Men. You can’t live with them and you just can’t shoot them. Well, you could, but then you’d go to jail and they would starve to death in a dirty house.
My poor husband tries to make my life easier. He’s always doing something that he thinks is a good idea, one that will “help me out.”
This week’s good deed? He bought “big girl panties” for the Little Lady. REAL ones — not the thick, training pant style that I had already purchased. Oh, no. The real, thin, cotton, plastered with princesses kind. You know . . . the kind that doesn’t hold liquid very well.
To be fair, we have been talking to her about wearing them, telling her tales of princess underwear and diaper-less days. BUT, I was hoping to postpone potty training till, oh say, January. Yeah, I thought January would be a GREAT month to start. All of our holiday travels would be a thing of the past, and Mr.
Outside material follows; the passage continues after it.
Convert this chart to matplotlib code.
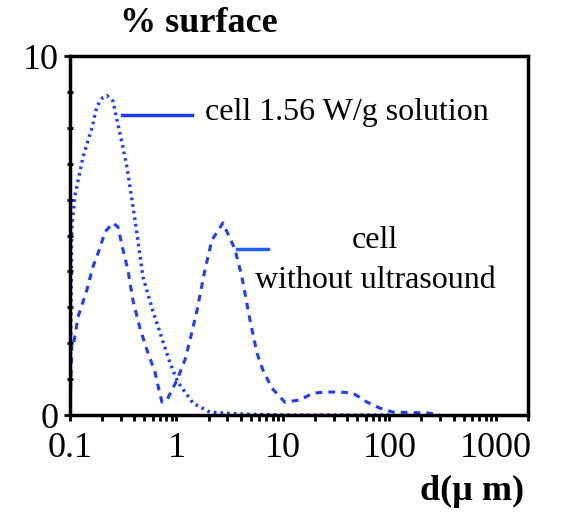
import matplotlib
matplotlib.use("Agg")
import matplotlib.pyplot as plt
from matplotlib.ticker import FixedLocator, NullFormatter

plt.rcParams['font.family'] = ['Liberation Serif', 'DejaVu Serif']

# size distribution, cell at 1.56 W/g (solution)
d_sol = [0.1, 0.102, 0.104, 0.111, 0.133, 0.161, 0.179, 0.204, 0.222, 0.253,
         0.282, 0.315, 0.343, 0.382, 0.426, 0.484, 0.60, 0.70, 0.87, 1.03,
         1.43, 2.06, 3.9, 10, 30, 105]
s_sol = [0.0, 2.5, 5.2, 6.1, 7.2, 8.0, 8.6, 8.85, 8.9, 8.75,
         8.1, 7.45, 6.9, 6.0, 5.05, 3.85, 2.9, 2.3, 1.45, 0.92,
         0.33, 0.08, 0.03, 0.0, 0.0, 0.0]

# size distribution, cell without ultrasound
d_raw = [0.1, 0.104, 0.107, 0.119, 0.144, 0.164, 0.191, 0.213, 0.253, 0.282,
         0.315, 0.350, 0.390, 0.454, 0.540, 0.628, 0.685, 0.731, 0.814, 1.01,
         1.20, 1.34, 1.56, 1.85, 2.15, 2.73, 3.54, 4.12, 4.90, 5.70,
         6.49, 7.88, 10.4, 14.5, 19.1, 25.9, 34.3, 45.4, 61.5, 81.5,
         108, 225, 298]
s_raw = [0.0, 1.95, 1.9, 2.73, 3.48, 4.12, 4.65, 5.10, 5.35, 5.24,
         4.60, 4.04, 3.20, 2.42, 1.73, 1.20, 0.70, 0.36, 0.42, 0.97,
         1.53, 2.09, 2.92, 4.04, 4.87, 5.35, 4.62, 3.84, 2.65, 1.73,
         1.25, 0.75, 0.36, 0.42, 0.61, 0.64, 0.64, 0.61, 0.36, 0.19,
         0.08, 0.06, 0.0]

x_ticks = [0.1, 1, 10, 100, 1000]
x_labels = ['0.1', '1', '10', '100', '1000']
y_ticks = [0, 10]

blue = '#1e3cff'

fig = plt.figure(figsize=(5.63, 5.18), dpi=100)
ax = fig.add_axes([0.1243, 0.1988, 0.8135, 0.693])

ax.plot(d_sol, s_sol, color=blue, lw=2.4, linestyle=(0, (0.8, 1.2)))
ax.plot(d_raw, s_raw, color=blue, lw=2.2, linestyle=(0, (2.2, 2.0)))

ax.set_xscale('log')
ax.set_xlim(0.1, 2000)
ax.set_ylim(0, 10)

ax.set_xticks(x_ticks)
ax.set_xticklabels(x_labels)
ax.xaxis.set_minor_formatter(NullFormatter())
ax.set_yticks(y_ticks)
ax.yaxis.set_minor_locator(FixedLocator(range(1, 10)))

ax.tick_params(axis='both', which='major', labelsize=26, width=2, length=4,
               direction='out', pad=4)
ax.tick_params(axis='x', which='minor', width=2, length=4, direction='out')
ax.tick_params(axis='y', which='minor', width=2, length=4, direction='inout')
ax.tick_params(axis='x', which='major', pad=8)
for sp in ax.spines.values():
    sp.set_linewidth(2.5)

# leader lines and curve labels
ax.plot([0.1135, 0.266], [0.836, 0.836], transform=ax.transAxes,
        color=blue, lw=2.5)
ax.text(0.295, 0.844, 'cell 1.56 W/g solution', transform=ax.transAxes,
        fontsize=23, va='center', ha='left')
ax.plot([0.365, 0.432], [0.462, 0.462], transform=ax.transAxes,
        color='#1f60ff', lw=2.5)
ax.text(0.666, 0.485, 'cell', transform=ax.transAxes,
        fontsize=23, va='center', ha='center')
ax.text(0.666, 0.376, 'without ultrasound', transform=ax.transAxes,
        fontsize=23, va='center', ha='center')

fig.text(0.353, 0.955, '% surface', fontsize=26, fontweight='bold',
         ha='center', va='center')
fig.text(0.838, 0.052, 'd(µ m)', fontsize=26, fontweight='bold',
         ha='center', va='center')

fig.savefig('out.png', dpi=100)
Boy would be past the newborn stage and need less attention, allowing me to spend more time hovering with The Little Lady around her little personal toilet.
Hubby had different ideas and decided, about three weeks ago, that potty-training needed to start NOW. I can see how he would think it was a good decision, considering how MOMMY is the one home all day and has “all the time in the world” to work on this goal. (sigh)
Last night, during a trip he and the Little Lady took to Target, Hubby bribed her into being good with the promise of BIG GIRL PANTIES. (I guess he didn’t realize that she’s pretty easy and a $1 bag of popcorn does the trick)
When they came home, she ran through the door, carrying a Target bag, and rushed over to me. “I wanna show you sum-ping!” And, she pulled out a 7-pack of Disney Princess panties. “Yook! I got Big Gurl Pannies!”
Oh, they’re so cute. Adorable. . .
Um, they were.
Now, I’m tired of them and we’re only on day one! The Little Lady is constantly taking them off so she can “tee-tee.” Yeah, I know that’s the point, but this game just isn’t fun . . . at least, not for Mommy. Once she’s “done”, I have to stop what I’m doing to help her put them back on. If I don’t help, those panties are inside out, backwards, and she’s put both legs in one leg-hole. (yes, this has happened more than once)
As soon as I have them back on her, they’re off again . . .and she is either heading for the potty (which is oh-so-conveniently here in our living room) OR she is running to our big picture window. Yeah, lucky me – – it’s “trash-day” and she keeps waiting for the trashmen . . . stark NAKED in the window. (oy vey, what kind of girl am I raising?)
I’m sooooo over big girl panties right now.
Just like I’m sooooo over the plastic spider ring that she keeps shoving down my nursing tank so it can “see Mommy’s boobies.”
Anyone need a two year old? Or, an overly helpful husband? Just let me know — I’ve got both.